1 Large Onion – finely chopped
2 – 3 cloves fresh garlic, minced
2 cups arborio rice
1/2 cup white wine
6 – 8 cups chicken or beef stock
3 – 4 Tablespoons Butter
1 Cup grated Parmesan Cheese
Chorizo – chopped (Spicy or hot works well)
2 – 3 cups cooked Vegetables. (I used cubed pumpkin and kumara roasted)
1/2 cup frozen peas
1/2 head of broccoli (chopped finely)

Measure, chop and gather up all the ingredients.

Warm the stock in a saucepan over a lot heat. It should only just be steaming by the time you start the risotto

Saute your onions in 2 tablespoons of butter until the onion is translucent. Add the garlic and any other spices you would like. Cook until fragrant.
Add the chorizo.

Poor the rice into the onion mix, and stir until every grain is coated with butter. Add more butter if needed. Continue stirring the rice until the edges have turned translucent, but the centre is still opaque. You should also be able to smell the aroma of toasted rice.

Deglaze the pan with the white wine.

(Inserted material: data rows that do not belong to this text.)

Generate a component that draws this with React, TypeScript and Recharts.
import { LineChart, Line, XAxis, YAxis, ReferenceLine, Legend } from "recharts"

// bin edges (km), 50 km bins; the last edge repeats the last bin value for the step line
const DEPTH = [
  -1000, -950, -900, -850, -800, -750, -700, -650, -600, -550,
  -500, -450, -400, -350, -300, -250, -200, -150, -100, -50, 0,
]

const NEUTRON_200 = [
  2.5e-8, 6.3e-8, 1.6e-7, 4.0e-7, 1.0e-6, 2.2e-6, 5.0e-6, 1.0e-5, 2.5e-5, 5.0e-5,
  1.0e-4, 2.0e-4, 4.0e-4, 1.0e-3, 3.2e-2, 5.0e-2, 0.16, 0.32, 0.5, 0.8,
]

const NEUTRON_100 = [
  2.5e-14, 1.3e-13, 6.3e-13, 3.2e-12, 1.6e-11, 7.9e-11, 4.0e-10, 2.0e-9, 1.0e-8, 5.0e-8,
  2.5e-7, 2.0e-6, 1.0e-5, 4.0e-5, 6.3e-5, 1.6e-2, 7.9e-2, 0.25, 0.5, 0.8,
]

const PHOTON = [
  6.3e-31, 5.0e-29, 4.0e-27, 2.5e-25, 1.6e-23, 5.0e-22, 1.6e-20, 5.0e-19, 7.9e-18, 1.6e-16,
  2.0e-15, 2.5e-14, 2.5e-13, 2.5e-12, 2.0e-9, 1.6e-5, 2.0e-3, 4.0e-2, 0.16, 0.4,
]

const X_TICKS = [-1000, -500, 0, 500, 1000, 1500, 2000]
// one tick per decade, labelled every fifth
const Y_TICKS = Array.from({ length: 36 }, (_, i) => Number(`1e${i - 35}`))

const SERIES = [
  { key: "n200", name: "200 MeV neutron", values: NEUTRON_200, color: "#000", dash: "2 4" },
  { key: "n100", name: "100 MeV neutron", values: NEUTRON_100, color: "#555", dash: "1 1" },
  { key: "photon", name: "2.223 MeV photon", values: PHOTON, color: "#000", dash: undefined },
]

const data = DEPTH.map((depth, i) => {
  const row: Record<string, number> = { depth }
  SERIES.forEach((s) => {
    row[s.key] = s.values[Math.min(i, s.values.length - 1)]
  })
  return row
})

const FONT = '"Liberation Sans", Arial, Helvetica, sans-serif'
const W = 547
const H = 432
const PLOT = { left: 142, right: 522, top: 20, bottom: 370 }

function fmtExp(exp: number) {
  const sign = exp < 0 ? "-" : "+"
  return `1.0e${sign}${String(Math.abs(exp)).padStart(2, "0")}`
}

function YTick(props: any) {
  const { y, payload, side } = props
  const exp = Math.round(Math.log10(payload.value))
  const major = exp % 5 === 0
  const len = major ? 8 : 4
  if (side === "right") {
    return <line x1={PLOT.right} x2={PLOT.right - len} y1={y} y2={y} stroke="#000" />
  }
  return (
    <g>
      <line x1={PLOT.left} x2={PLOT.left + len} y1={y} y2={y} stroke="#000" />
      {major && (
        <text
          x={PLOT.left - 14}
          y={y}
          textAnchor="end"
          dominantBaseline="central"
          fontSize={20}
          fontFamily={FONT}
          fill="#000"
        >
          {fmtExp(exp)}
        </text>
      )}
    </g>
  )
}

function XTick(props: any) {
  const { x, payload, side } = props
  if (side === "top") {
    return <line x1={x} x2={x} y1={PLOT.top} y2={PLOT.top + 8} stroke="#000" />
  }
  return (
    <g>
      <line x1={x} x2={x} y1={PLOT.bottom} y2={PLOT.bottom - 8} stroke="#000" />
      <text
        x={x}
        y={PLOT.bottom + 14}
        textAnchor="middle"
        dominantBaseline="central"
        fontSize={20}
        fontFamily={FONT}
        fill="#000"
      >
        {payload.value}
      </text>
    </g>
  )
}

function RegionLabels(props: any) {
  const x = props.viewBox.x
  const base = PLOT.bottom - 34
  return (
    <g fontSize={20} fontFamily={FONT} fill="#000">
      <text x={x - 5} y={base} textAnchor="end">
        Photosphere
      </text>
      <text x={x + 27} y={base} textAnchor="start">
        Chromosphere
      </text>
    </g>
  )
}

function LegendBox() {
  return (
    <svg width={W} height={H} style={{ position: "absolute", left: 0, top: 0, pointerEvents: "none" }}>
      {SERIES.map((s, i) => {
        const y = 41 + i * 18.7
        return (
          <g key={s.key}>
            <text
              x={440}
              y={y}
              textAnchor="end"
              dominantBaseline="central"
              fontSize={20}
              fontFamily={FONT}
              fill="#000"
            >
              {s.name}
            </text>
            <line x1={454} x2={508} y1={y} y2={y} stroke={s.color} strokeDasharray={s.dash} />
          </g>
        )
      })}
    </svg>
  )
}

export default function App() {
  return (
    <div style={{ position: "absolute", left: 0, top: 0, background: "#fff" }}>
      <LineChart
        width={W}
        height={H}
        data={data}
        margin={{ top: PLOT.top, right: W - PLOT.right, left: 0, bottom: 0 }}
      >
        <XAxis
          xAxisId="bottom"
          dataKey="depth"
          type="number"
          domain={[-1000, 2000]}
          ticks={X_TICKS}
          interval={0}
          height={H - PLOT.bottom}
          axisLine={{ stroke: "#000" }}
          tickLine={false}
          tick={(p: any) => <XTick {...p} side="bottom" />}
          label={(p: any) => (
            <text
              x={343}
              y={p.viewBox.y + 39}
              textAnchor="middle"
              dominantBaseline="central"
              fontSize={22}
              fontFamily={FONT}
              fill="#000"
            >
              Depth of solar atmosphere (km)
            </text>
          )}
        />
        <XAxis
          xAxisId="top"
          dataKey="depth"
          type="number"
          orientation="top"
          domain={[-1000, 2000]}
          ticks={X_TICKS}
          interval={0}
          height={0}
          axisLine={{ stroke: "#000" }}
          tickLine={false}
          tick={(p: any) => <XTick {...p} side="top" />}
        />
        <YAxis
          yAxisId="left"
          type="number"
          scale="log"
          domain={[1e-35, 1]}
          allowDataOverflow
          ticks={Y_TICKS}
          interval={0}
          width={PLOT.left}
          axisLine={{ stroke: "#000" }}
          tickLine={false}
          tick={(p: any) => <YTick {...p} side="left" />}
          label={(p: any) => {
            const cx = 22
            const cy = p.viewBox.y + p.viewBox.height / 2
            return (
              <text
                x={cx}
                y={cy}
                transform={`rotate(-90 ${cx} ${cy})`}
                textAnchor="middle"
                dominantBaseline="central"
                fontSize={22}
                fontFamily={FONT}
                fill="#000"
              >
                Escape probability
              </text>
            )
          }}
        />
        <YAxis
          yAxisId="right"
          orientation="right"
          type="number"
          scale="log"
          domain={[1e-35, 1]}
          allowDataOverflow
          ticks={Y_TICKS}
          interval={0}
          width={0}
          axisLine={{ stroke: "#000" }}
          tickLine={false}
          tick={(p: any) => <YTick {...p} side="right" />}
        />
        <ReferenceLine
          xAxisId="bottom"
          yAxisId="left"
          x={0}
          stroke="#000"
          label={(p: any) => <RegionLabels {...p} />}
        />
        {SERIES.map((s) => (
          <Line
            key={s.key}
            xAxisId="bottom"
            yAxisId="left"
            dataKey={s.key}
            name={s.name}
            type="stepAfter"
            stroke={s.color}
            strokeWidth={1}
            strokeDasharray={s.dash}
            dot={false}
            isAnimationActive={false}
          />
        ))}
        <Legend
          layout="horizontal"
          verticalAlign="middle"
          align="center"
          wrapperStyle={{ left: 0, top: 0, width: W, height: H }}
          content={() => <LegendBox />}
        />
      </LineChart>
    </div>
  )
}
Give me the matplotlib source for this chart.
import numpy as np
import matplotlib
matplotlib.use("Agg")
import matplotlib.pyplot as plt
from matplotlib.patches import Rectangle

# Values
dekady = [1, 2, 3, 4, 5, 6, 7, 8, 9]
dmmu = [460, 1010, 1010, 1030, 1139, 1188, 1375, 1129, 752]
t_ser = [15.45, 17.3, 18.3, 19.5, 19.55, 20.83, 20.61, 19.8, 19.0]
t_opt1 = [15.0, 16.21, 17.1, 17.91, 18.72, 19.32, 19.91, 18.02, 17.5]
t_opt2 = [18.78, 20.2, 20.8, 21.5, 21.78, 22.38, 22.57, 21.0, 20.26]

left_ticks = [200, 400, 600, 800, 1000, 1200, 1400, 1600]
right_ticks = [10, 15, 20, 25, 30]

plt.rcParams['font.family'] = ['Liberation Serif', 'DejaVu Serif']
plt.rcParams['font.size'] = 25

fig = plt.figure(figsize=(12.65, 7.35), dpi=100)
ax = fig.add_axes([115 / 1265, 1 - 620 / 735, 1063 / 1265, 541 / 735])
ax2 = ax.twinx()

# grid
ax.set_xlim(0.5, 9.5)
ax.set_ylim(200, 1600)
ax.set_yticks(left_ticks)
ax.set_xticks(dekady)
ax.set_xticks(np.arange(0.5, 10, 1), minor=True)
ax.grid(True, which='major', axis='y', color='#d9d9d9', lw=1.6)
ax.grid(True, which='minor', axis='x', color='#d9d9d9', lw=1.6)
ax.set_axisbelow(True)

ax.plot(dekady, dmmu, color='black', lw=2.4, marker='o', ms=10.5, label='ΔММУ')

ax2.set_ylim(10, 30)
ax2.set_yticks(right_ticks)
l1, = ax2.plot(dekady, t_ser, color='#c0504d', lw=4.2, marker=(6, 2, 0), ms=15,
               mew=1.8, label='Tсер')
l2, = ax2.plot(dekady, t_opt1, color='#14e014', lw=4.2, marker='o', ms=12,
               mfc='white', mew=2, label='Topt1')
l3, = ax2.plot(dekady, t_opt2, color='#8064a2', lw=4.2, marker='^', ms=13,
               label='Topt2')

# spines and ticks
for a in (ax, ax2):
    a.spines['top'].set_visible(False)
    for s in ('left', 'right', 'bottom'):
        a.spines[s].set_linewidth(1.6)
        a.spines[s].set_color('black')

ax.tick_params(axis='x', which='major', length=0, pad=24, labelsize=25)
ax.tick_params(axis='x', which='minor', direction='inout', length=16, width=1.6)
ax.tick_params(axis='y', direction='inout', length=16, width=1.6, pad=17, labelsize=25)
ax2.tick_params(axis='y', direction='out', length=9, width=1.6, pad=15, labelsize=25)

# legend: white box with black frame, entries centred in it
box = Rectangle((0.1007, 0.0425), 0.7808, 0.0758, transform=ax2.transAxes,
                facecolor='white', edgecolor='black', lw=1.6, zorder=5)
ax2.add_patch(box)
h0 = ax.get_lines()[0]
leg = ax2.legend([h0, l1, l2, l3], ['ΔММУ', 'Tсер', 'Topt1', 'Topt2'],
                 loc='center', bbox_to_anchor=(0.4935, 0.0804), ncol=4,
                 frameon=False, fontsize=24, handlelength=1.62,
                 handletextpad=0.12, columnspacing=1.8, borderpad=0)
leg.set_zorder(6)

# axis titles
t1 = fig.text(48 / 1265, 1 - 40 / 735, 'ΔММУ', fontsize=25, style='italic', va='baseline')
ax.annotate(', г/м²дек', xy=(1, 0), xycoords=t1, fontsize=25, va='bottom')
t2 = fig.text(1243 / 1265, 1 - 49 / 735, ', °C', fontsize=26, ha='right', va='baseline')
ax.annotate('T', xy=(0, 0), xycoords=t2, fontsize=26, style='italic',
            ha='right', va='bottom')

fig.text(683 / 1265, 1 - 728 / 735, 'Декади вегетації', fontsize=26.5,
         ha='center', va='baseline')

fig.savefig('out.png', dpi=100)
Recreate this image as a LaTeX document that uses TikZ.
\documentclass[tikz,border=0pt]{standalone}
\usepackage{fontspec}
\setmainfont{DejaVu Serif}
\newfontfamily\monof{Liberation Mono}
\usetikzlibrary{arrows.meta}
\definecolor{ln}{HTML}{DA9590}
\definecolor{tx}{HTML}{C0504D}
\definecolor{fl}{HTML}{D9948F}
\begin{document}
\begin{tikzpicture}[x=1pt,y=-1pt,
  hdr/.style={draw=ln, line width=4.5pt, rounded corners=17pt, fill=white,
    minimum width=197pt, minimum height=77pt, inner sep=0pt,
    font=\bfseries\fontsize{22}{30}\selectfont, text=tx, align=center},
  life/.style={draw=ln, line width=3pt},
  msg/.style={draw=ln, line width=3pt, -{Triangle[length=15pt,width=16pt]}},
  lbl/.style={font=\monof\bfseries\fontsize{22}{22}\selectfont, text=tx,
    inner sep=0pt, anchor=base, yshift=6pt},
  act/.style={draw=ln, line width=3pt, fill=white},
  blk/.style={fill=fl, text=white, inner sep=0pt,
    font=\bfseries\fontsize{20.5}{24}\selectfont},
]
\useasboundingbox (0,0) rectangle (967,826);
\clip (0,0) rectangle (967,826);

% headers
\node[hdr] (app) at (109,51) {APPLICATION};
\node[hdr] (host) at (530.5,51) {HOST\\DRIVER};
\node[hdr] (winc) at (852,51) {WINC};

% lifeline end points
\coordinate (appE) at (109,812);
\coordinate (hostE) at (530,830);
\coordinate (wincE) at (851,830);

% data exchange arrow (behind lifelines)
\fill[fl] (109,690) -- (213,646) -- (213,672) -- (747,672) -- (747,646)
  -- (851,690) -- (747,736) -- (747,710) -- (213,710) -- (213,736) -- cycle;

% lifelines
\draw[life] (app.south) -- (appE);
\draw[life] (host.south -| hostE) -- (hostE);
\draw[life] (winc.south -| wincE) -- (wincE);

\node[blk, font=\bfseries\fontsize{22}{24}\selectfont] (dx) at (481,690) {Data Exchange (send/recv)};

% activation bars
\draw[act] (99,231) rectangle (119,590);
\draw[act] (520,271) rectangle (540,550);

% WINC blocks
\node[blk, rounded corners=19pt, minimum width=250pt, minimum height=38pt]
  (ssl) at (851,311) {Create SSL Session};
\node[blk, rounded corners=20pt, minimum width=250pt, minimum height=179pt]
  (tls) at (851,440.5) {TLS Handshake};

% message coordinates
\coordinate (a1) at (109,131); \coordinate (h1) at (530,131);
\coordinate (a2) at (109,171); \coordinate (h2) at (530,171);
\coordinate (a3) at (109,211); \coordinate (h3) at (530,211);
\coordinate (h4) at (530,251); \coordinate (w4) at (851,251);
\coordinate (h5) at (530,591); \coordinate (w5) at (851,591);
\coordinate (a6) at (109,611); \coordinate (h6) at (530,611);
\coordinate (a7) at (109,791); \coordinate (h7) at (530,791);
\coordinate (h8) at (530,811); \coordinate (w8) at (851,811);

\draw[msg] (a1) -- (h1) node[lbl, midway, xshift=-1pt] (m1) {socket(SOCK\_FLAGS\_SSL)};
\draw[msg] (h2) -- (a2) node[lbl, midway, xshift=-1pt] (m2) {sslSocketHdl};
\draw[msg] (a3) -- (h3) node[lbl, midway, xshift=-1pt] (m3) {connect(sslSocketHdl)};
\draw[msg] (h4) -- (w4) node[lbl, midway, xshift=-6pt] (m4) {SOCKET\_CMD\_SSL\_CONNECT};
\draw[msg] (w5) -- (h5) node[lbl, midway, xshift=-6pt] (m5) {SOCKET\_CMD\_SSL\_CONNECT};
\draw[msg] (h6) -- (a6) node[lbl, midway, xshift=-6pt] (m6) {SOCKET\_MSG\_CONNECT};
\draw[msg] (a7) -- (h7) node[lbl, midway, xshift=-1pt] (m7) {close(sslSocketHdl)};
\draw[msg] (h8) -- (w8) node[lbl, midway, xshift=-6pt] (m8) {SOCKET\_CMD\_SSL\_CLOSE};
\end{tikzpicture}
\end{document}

This will add another flavour layer, and will help lift up any bits that have caramelised. Simmer until the wine has completed reduced and the pan is nearly dry.

Begin incrementally adding the warm broth, one ladle at a time. Wait to add another ladle, until the liquid has almost been absorbed each time. This gradual addition of the liquid is the key to getting the rice to release its starch and create its own delicious sauce, so don’t rush this step. Ideally, you want to use just enough broth to cook the rice and no more.

Begin tasting the rice after about 15 minutes to gauge how far it has cooked. Add your vegetables in at this stage.. Add salt and other seasonings as needed. The risotto is ready when the rice is al dente (when it still has a bit of a chew), and the dish is the consistency of thick porridge.

As a final step, add one more ladle of broth along with 2 tablespoons of butter and 1 cup of grated Parmesan cheese. Mix all in to make a creamy sauce.

Serve the risotto immediately. The longer it stands, the more the starches will set and you will lose the creamy silkiness.

I served mine with spring onions sprinkle and cut on the top.